◆ Given request
Exactly the lines from the one with "What TikZ code" through the one with "(title) at (489,33)", inclusive, are to be repeated, and the pictures are not.
>> Begin Rows
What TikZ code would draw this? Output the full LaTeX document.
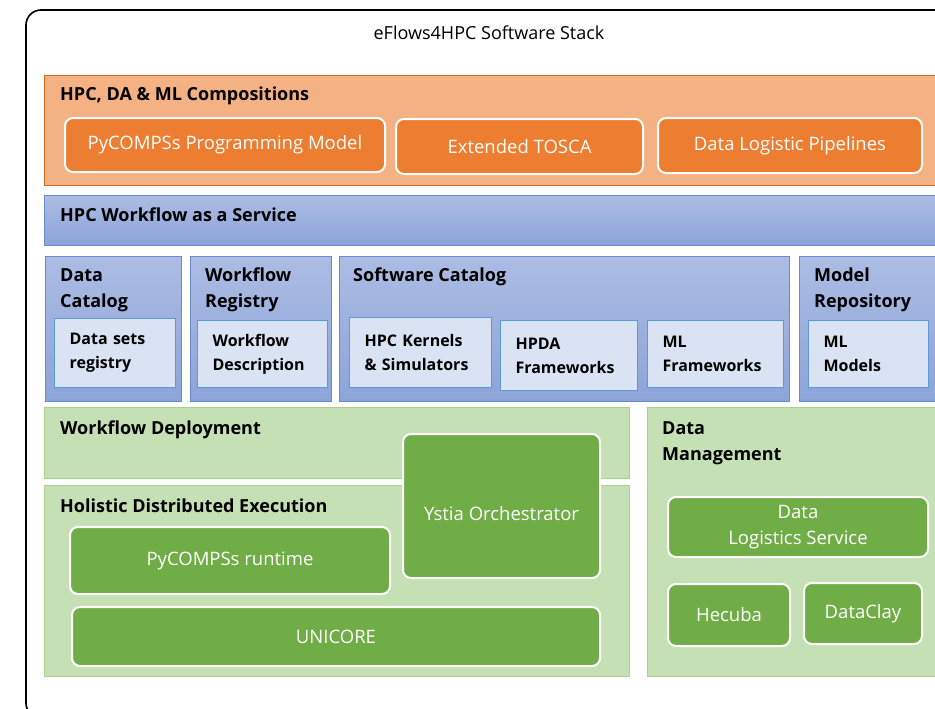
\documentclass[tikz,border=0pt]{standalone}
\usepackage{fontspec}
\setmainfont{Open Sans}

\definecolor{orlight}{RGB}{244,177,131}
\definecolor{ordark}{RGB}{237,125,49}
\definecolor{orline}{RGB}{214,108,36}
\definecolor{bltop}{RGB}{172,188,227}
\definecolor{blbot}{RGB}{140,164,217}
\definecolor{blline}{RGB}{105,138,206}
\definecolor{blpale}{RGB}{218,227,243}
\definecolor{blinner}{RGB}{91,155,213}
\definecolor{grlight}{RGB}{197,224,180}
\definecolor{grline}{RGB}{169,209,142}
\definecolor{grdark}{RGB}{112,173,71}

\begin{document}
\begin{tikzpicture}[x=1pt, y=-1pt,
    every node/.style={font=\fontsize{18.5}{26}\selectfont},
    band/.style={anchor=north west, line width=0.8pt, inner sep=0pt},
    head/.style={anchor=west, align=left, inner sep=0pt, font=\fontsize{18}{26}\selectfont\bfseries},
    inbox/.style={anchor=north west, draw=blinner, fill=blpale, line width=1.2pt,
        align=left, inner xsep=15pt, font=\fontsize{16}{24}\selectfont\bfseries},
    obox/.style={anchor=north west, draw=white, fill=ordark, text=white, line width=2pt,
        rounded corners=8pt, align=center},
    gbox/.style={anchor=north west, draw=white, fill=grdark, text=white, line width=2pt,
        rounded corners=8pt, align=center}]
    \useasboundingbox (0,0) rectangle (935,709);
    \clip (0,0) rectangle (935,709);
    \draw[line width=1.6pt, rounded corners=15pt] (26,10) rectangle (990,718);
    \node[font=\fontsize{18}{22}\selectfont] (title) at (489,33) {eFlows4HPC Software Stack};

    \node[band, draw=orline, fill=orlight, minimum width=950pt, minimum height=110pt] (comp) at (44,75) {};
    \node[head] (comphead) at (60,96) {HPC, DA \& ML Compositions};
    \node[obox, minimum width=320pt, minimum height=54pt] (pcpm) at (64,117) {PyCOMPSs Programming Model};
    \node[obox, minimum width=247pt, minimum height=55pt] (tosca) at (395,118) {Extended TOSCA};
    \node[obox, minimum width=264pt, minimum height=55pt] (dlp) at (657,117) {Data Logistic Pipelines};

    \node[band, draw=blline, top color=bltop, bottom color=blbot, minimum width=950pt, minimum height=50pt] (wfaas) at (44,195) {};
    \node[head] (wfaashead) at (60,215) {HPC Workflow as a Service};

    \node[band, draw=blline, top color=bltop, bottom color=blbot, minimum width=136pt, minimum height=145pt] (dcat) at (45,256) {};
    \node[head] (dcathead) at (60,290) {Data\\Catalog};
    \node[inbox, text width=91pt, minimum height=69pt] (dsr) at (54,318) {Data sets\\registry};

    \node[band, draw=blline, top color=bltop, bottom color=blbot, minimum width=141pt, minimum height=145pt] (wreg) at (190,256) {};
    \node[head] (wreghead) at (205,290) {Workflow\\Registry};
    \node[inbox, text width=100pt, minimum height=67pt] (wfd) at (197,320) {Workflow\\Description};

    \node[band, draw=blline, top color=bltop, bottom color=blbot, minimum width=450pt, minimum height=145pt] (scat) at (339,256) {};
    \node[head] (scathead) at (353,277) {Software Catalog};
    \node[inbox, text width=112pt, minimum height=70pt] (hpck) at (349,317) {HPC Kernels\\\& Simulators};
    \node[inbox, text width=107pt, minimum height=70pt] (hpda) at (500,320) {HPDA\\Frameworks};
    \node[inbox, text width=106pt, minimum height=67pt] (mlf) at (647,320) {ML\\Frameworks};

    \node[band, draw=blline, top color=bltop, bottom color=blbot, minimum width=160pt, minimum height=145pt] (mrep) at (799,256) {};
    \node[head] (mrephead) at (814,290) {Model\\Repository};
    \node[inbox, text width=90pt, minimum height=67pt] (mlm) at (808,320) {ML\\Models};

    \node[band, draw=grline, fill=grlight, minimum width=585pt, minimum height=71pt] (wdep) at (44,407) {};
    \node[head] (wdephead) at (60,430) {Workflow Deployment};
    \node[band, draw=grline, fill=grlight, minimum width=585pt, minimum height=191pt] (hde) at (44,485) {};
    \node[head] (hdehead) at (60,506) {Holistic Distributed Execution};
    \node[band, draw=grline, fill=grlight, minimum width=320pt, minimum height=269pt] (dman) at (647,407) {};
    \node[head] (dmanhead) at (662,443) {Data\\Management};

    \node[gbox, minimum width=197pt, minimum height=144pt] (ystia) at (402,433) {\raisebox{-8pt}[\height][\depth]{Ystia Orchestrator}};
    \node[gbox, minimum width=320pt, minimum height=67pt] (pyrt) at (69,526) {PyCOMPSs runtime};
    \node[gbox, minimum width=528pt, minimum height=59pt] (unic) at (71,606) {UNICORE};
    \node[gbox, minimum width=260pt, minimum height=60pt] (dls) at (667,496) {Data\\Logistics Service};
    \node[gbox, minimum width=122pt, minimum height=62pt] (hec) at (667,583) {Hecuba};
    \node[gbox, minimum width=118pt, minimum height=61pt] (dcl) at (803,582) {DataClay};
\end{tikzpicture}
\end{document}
>> End Rows
>> Begin Rows
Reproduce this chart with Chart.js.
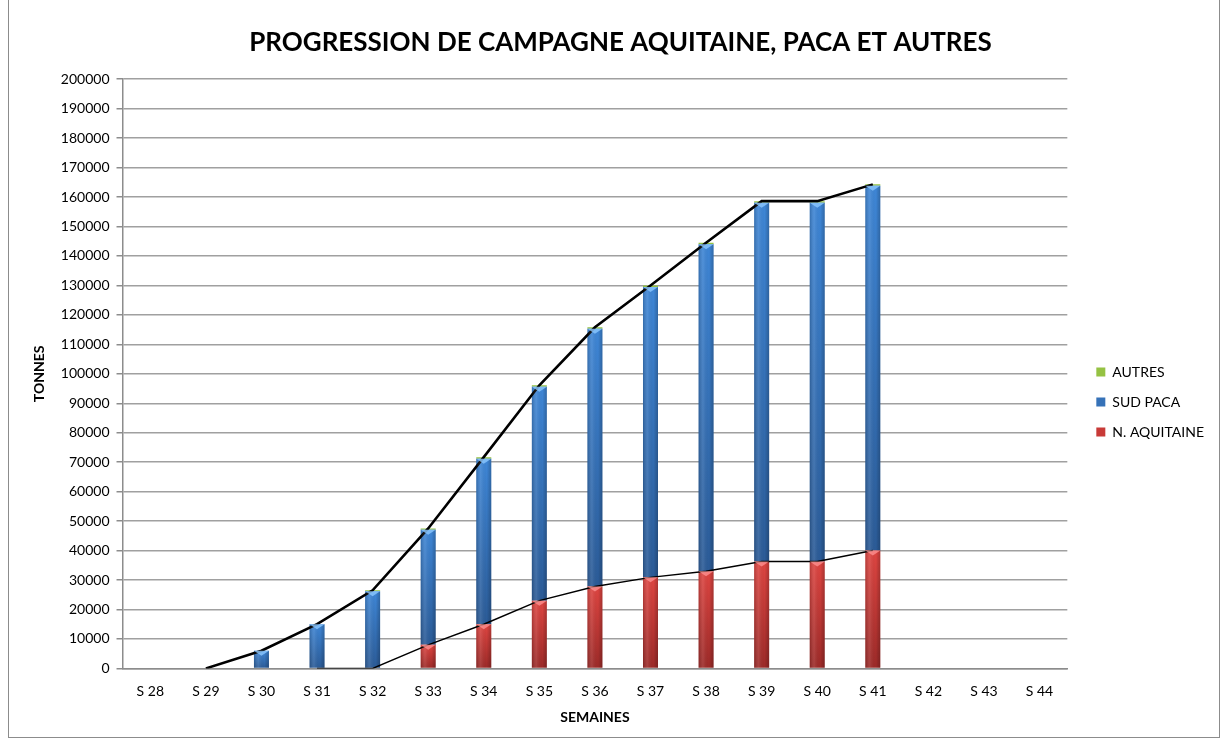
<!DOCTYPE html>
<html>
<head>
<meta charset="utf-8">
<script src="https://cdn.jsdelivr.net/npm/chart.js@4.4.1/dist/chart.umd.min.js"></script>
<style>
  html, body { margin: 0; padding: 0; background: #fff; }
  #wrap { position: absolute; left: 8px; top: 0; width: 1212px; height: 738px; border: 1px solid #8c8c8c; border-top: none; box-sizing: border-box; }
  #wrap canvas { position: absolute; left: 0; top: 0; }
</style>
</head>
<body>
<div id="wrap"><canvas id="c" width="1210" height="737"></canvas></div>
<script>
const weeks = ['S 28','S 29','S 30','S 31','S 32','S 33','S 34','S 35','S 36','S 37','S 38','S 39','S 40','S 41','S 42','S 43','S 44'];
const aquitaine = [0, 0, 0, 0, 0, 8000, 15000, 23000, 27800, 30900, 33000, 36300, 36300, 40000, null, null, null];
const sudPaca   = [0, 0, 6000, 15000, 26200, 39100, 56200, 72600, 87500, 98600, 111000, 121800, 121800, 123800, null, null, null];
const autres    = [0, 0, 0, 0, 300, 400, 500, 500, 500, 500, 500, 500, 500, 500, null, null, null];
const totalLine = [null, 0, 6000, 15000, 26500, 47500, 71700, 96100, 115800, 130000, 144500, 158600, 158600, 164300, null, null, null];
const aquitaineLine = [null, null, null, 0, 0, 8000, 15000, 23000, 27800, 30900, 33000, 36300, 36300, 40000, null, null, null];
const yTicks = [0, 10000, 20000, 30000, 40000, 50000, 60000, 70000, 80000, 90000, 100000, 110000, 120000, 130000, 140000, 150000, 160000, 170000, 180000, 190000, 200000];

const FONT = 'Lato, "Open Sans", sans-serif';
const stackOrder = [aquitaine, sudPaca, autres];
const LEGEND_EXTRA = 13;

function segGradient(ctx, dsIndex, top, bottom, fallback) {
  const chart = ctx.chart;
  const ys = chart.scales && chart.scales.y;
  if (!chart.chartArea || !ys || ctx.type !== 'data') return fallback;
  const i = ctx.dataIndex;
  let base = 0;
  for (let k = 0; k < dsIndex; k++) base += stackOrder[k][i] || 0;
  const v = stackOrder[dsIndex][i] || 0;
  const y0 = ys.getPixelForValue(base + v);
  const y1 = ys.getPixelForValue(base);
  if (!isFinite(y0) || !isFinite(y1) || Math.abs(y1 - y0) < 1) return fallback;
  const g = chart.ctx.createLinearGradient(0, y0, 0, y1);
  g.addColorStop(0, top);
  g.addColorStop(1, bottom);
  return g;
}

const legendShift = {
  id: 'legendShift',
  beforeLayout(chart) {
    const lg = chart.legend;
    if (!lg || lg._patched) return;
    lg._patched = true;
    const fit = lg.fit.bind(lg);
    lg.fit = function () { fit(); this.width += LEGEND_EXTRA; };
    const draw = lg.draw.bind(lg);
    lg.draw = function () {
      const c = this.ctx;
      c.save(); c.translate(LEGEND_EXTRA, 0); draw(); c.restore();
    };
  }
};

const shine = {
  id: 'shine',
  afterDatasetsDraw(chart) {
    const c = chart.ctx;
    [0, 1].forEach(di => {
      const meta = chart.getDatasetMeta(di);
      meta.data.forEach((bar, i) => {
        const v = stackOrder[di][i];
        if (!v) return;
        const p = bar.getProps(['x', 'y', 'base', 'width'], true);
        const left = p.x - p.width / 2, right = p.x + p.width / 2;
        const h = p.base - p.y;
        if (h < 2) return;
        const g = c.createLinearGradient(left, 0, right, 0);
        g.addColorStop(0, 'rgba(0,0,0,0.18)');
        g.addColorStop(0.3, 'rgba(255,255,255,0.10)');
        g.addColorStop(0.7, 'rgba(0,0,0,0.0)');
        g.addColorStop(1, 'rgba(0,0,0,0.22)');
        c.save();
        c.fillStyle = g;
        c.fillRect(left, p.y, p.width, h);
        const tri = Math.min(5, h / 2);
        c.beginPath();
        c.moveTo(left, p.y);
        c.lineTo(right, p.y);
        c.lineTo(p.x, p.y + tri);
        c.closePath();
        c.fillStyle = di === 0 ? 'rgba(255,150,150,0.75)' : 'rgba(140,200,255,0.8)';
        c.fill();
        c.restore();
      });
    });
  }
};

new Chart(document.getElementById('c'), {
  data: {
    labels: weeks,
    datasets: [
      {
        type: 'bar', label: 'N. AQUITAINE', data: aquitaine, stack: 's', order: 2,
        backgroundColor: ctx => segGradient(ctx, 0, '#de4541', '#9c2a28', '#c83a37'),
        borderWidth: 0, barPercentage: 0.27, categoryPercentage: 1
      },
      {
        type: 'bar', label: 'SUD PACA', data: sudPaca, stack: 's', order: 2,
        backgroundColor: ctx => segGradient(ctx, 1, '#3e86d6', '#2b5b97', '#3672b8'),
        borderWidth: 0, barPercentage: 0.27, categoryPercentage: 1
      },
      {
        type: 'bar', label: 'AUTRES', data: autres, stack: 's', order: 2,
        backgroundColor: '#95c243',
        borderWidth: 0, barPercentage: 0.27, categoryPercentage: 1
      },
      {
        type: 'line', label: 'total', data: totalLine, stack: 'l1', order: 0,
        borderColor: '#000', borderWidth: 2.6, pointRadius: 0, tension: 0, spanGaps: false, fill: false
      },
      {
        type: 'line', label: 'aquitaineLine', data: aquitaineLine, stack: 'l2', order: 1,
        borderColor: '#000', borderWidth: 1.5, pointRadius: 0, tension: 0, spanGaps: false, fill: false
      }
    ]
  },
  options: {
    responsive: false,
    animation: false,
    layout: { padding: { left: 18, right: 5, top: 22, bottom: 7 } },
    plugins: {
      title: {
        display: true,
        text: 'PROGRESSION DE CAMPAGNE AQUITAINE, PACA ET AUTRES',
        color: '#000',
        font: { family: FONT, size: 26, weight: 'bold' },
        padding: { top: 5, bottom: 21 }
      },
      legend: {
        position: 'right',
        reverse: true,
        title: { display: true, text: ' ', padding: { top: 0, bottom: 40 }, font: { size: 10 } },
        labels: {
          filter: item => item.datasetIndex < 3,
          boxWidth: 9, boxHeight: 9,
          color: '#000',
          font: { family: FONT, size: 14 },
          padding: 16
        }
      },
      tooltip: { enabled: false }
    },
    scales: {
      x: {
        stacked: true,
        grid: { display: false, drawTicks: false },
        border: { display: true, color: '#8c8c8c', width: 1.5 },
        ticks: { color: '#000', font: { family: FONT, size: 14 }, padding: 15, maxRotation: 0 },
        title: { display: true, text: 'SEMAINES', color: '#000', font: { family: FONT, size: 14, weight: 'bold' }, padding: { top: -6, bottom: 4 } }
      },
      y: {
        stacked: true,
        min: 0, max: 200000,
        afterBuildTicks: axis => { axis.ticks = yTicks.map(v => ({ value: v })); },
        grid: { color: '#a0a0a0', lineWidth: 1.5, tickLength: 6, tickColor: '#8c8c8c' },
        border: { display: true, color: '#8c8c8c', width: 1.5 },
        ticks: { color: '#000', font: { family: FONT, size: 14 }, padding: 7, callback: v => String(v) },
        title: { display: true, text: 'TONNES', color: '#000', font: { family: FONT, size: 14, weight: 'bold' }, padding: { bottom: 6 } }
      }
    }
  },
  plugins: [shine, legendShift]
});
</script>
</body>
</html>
>> End Rows
◆ Solved problem
What TikZ code would draw this? Output the full LaTeX document.
\documentclass[tikz,border=0pt]{standalone}
\usepackage{fontspec}
\setmainfont{Open Sans}

\definecolor{orlight}{RGB}{244,177,131}
\definecolor{ordark}{RGB}{237,125,49}
\definecolor{orline}{RGB}{214,108,36}
\definecolor{bltop}{RGB}{172,188,227}
\definecolor{blbot}{RGB}{140,164,217}
\definecolor{blline}{RGB}{105,138,206}
\definecolor{blpale}{RGB}{218,227,243}
\definecolor{blinner}{RGB}{91,155,213}
\definecolor{grlight}{RGB}{197,224,180}
\definecolor{grline}{RGB}{169,209,142}
\definecolor{grdark}{RGB}{112,173,71}

\begin{document}
\begin{tikzpicture}[x=1pt, y=-1pt,
    every node/.style={font=\fontsize{18.5}{26}\selectfont},
    band/.style={anchor=north west, line width=0.8pt, inner sep=0pt},
    head/.style={anchor=west, align=left, inner sep=0pt, font=\fontsize{18}{26}\selectfont\bfseries},
    inbox/.style={anchor=north west, draw=blinner, fill=blpale, line width=1.2pt,
        align=left, inner xsep=15pt, font=\fontsize{16}{24}\selectfont\bfseries},
    obox/.style={anchor=north west, draw=white, fill=ordark, text=white, line width=2pt,
        rounded corners=8pt, align=center},
    gbox/.style={anchor=north west, draw=white, fill=grdark, text=white, line width=2pt,
        rounded corners=8pt, align=center}]
    \useasboundingbox (0,0) rectangle (935,709);
    \clip (0,0) rectangle (935,709);
    \draw[line width=1.6pt, rounded corners=15pt] (26,10) rectangle (990,718);
    \node[font=\fontsize{18}{22}\selectfont] (title) at (489,33) {eFlows4HPC Software Stack};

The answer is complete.